Egalement pointée du doigt dans la forte consommation des jeunes, la variété des lieux de ravitaillement. A commencer par les foyers. « Certains enfants commencent à boire parce qu’ils ont vu leur père le faire à la maison », explique le Pasteur Geoffrey Onsombi, officiant à l’Eglise Jesus Glory de Kisii (centre-ouest). Mais la tentation est surtout très grande dehors. « Les sachets sont disponibles dans tout le pays. Ils sont vendus comme des bonbons. En zones urbaine, comme en zone rurale.
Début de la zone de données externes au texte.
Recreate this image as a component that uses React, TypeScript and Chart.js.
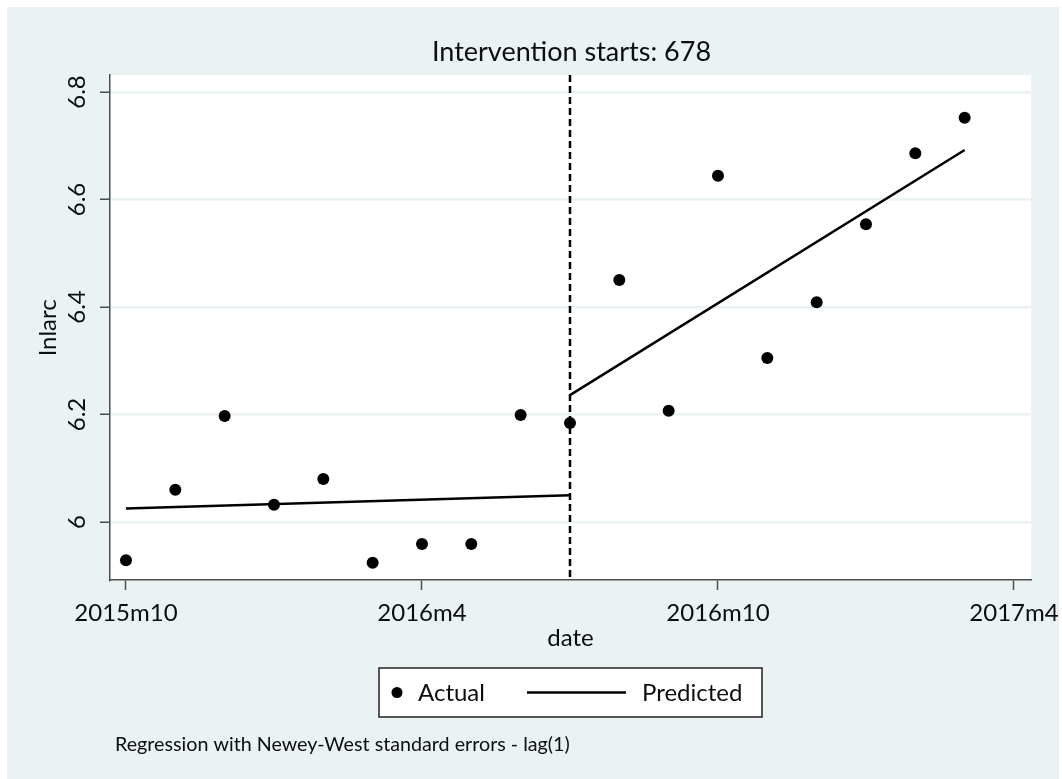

Dans les kiosques, les magasins ou encore les HLM », commente la coordinatrice nationale en intérim de Nacada.

Boire à en mourir

Des prix bas et une myriade de points de vente. Pour Roseline Onyuka, pas de doute : ces faits sont le fruit d’une stratégie commerciale bien huilée. « Les marques veulent toucher le plus grand nombre de clients. Et en priorité les jeunes, qui n’ont que très peu de ressources financières. Le format du sachet et son faible coût les incitent à essayer et à consommer. Le phénomène, qui est le même pour les adultes, pousse la population à boire beaucoup plus qu’avant. La concurrence entre les différentes marques participe à rendre le prix très bas. Tout le monde veut sa part du gâteau ».

La plupart des sachets contient des spiritueux de marques légales. Mais certains contiennent des boissons locales fortement alcoolisées, comme le « chokolat, le chang’aa ou encore le busaa », explique le Pasteur Geoffrey Onsombi. Les mélanges des fabriquants peuvent se révéler très dangereux pour la santé. « Certains ajoutent une sorte d’acide qui renforce l’effet de l’alcool. Selon les mélanges faits par le fabriquant, vos yeux peuvent devenir comme ceux d’animaux sauvages. Parfois, boire un seul sachet de ces alcools manipulés peut rendre fou », souligne le Pasteur Onsombi. De l’alcool coupé qui a déjà tué des dizaines de Kenyans dans le pays.

Interdire les sachets d’alcool

Meurtriers, ces alcools de mauvaise qualité posent des problèmes d’ordre social. Leur absorption dans les établissements scolaires menace les bonnes performances scolaires des consommateurs et les règles de discipline en vigueur. Trois parlementaires de l’Eldoret (Centre-ouest), dénonçant fin mars cet état de fait, ont aussi insisté sur la hausse des crimes conséquente à l’accès trop facile des sachets d’alcool. William Ruto, Joseph Lagat et David Koros, membres de l’Union nationale africaine du Kenya (Kanu), blâment surtout les alcools conçus dans l’illégalité. Ils ont d’ailleurs proposé au gouvernement d’interdire la fabrication et la vente de ces liqueurs illégales.

La Nacada va plus loin. « Pour protéger nos jeunes, nous souhaitons que tous les sachets d’alcool soient interdits. Les spiritueux doivent uniquement être vendus dans les emballages classiques, comme les bouteilles. L’alcool ne doit pas être accessible n’importe où comme c’est à présent le cas, mais dans des endroits où des adultes sont présents pour réguler la délivrance de la boisson », explique Roseline Onyuka. Un effort qui devra être mené sur plusieurs fronts, pour sauver les Kenyans à risque de l’accoutumance.